To write convincingly from the perspective of a serial killer, you have to spend time inside a mindset most people instinctively avoid.
That discomfort reveals things about how people justify their actions.
When I began writing Memoirs of a Serial Killer, shock value wasn’t the goal. I wasn’t interested in making the story as graphic as possible. What interested me was something quieter — and in some ways more disturbing. I wanted to understand how someone could rationalize cruelty while still believing he was the hero of his own story.
One of the first things you discover when writing from that perspective is that villains rarely see themselves as villains.
They explain what they’re doing.
They justify it.
Soon enough they’ve built a system that makes everything feel inevitable.
The voice in my novel doesn’t wake up thinking, I’m evil today. He thinks in terms of systems and control. In his mind the world runs on rules most people are too blind to notice. Some people understand the game. Others don’t. Those who don’t become pieces on the board.
What makes that mindset disturbing isn’t chaos.
It’s order.
Many violent offenders describe their actions in similar terms — not as random outbursts, but as experiments, corrections or demonstrations of superiority. Writing from that point of view forced me to confront a question that stayed with me throughout the book:
What story would someone have to tell himself for these actions to feel reasonable?
Once that question settles in, the character begins to take shape. The focus shifts away from brutality and toward belief.
He sees himself as smarter than everyone else.
He assumes the world misunderstands him.
And he believes ordinary rules simply do not apply.
That kind of thinking produces a voice that is calm, analytical and deeply confident — which can be far more unsettling than rage.
While researching the psychology behind violent behavior, I read a fair amount of true crime. One book that stayed with me was American Heiress: The Wild Saga of the Kidnapping, Crimes and Trial of Patty Hearstby Jeffrey Toobin. Hearst’s story shows how quickly a rational, educated person can begin absorbing the logic of a dangerous situation. Under constant fear and pressure, the mind starts reshaping reality simply to survive.

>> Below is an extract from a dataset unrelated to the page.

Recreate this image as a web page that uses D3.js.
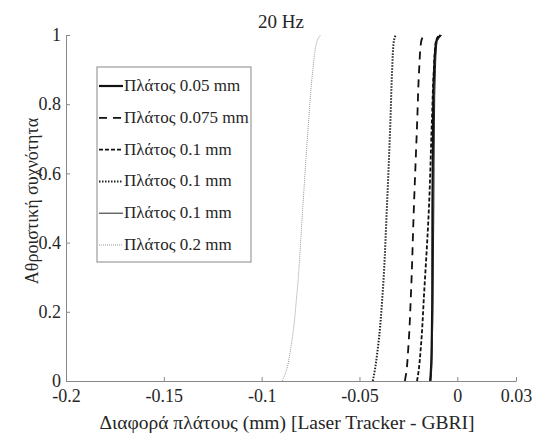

That idea became unexpectedly useful while writing fiction. People rarely feel as if they’re losing themselves. More often they feel as if they’re adapting.
Seen from that angle, writing a serial killer narrative becomes an exploration of human self-deception. Most people do this in small ways every day. We justify decisions. We reinterpret mistakes. We quietly reshape our memories so we can remain the protagonist of our own lives.
A serial killer story simply pushes that instinct much further.
Another challenge is restraint. Popular culture often portrays killers as theatrical monsters, but the more unsettling version is the one who feels ordinary — someone who moves through everyday life unnoticed, explaining everything he does with calm, quiet logic.
That’s where the tension comes from. Readers begin to notice the gap between the killer’s explanations and reality. The distance between what he believes and what he actually is becomes the real horror.
In the end, writing about a serial killer isn’t really about violence.
It’s about perspective — about the stories people build to justify their behavior and the ease with which the human mind bends reality to protect itself.
And perhaps the most unsettling realization is this: if you listen long enough to the killer’s reasoning, parts of it begin to sound convincing.
Not because the logic is right.
But because the instinct behind it is unmistakably human.